Erin Besler, Garnette Cadogan, Sean Canty, Beatriz Colomina, Natalia Dopazo, Jenny French, Antonio Furgiuele, Caroline Jones, Ang Li, Diana Martinez, Lauren Pacheco, Julian Rose, John Todd, Ivonne Santoyo Orozco, Hans Tursack, Matthew Okazaki, Mark Wigley, and Alpha Yacob Arsano.

MIT Master’s
of Architecture
Thesis 



Fall 2022








The Architectural Coincidence: Guessing Consciously, Gauging Unconsciously 

Cloe Yun Wang & Stewart Haotian Wu



Thesis Committee 

Advisor:
Anton Garcia-Abril 

Readers:
Brandon Clifford
Mark Jarzombek 

Gauging and guessing is a metaphor that represents the duality in the process of architectural design, between logic and intuition, reasoning and chancing, the explicit and the implicit. Throughout history, this duality implies not only different design methodologies but also deeply-rooted design mentalities, the conscious and the unconscious. Gauging is associated with consciousness, representing a will to pursue certain results based on intentional thought processes. Guessing, on the other hand, is associated with unconsciousness, representing an aleatoric chancing to fulfill one’s inner possibilities. However, “gauging consciously” and “guessing unconsciously” inevitably happen on a spectrum with two extremes, either limiting or diluting the discipline of architecture.

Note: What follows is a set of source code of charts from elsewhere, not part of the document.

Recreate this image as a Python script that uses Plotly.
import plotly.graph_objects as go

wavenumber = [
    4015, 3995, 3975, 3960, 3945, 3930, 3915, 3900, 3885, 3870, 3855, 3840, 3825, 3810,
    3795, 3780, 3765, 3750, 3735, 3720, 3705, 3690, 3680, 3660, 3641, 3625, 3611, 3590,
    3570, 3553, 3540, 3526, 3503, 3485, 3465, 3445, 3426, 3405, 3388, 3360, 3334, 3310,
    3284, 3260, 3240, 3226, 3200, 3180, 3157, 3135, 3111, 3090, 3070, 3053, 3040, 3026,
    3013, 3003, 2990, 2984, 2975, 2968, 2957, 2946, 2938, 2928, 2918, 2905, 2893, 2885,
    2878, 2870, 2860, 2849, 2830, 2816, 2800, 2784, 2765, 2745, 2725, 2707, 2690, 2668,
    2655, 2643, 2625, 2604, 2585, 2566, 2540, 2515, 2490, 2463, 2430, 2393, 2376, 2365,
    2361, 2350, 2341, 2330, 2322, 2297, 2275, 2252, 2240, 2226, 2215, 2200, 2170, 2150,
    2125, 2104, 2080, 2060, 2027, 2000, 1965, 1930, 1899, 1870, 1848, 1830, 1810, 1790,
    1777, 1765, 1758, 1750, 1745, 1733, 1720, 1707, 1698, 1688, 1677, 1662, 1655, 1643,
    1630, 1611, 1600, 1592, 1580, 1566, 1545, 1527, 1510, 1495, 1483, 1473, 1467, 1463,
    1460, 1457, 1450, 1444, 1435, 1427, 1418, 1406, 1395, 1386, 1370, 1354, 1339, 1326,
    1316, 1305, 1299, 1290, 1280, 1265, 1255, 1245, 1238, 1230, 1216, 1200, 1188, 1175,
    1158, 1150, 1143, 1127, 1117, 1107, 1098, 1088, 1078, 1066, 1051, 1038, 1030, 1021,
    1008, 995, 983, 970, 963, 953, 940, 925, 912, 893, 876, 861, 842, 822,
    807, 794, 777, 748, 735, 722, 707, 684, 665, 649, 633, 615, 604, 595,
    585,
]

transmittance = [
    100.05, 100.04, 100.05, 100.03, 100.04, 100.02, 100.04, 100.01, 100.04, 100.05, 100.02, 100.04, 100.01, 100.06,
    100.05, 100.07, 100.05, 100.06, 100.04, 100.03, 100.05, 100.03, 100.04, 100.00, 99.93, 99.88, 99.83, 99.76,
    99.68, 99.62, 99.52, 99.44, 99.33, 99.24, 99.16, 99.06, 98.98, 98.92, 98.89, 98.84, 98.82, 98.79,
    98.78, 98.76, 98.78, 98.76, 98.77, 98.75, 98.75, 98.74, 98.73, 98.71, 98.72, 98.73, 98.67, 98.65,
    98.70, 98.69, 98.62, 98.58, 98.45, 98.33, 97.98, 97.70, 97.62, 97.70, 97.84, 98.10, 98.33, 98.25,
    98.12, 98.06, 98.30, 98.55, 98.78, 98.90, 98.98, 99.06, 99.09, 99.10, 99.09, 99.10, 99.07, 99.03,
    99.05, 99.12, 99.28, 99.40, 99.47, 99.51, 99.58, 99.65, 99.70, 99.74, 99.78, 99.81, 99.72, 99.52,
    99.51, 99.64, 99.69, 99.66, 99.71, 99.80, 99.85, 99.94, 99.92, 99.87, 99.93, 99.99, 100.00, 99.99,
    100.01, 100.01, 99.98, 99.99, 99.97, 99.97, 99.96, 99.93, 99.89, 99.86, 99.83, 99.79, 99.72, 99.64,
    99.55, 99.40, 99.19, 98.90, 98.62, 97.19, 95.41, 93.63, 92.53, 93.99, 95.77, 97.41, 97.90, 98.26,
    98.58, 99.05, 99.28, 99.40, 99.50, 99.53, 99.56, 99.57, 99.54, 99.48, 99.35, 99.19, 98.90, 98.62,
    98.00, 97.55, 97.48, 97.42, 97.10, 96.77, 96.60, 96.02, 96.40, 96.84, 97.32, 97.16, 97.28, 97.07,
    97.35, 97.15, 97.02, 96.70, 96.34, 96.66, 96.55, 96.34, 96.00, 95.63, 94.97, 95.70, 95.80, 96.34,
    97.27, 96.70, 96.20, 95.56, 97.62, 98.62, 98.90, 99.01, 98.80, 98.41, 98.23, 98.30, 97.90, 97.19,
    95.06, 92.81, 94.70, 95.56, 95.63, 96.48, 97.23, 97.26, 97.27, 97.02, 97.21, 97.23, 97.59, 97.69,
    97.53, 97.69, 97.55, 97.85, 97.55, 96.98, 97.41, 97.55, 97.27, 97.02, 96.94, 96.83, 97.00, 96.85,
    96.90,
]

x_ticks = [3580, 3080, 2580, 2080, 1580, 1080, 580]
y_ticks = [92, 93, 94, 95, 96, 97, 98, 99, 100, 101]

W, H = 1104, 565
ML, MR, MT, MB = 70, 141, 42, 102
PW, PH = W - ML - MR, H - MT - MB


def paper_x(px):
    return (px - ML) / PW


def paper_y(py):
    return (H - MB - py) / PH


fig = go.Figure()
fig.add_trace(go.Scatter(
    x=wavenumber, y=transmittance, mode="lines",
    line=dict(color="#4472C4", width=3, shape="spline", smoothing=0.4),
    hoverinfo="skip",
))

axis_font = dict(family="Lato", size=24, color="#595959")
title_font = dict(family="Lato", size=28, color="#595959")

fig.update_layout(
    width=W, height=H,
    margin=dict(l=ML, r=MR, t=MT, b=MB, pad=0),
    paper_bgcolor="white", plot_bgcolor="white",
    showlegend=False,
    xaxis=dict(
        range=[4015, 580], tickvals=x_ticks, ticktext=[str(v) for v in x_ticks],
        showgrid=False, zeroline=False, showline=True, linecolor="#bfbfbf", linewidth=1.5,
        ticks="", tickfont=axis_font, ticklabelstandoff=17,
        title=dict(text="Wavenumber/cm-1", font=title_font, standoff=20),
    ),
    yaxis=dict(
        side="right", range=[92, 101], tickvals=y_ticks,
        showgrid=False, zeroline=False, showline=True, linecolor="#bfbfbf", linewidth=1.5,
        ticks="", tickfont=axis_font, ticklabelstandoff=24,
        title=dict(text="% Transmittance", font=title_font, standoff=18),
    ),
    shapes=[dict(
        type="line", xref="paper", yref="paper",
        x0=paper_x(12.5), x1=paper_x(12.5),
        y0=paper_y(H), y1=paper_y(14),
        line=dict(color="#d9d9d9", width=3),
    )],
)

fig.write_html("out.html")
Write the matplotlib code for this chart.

This thesis investigates the opposite situations of gauging unconsciously and guessing consciously, experimenting with new ways of involving technologies in the design process to look for the possibility of paradigm shifts. In the first phase, the two exercises “Fake Fake-hill” and “Data-Matter to Data” are attempts to examine the notion of gauging unconsciously and guessing consciously respectively. Using naturally-formed rock art and intuitive model-making that engages hands as the prompts in combination with engaging the digital tools, we aim to show the possibility of pursuing a precise design result without the limit of human consciousness, and of pursuing a natural result without the necessity of unconsciousness. In other words, being naturally precise and precisely natural. Based on this research, the second phase of the thesis tested the methodology of combining the two sets of paradoxes with two design proposals, in search of the “architectural coincidence” that remains oscillating in between.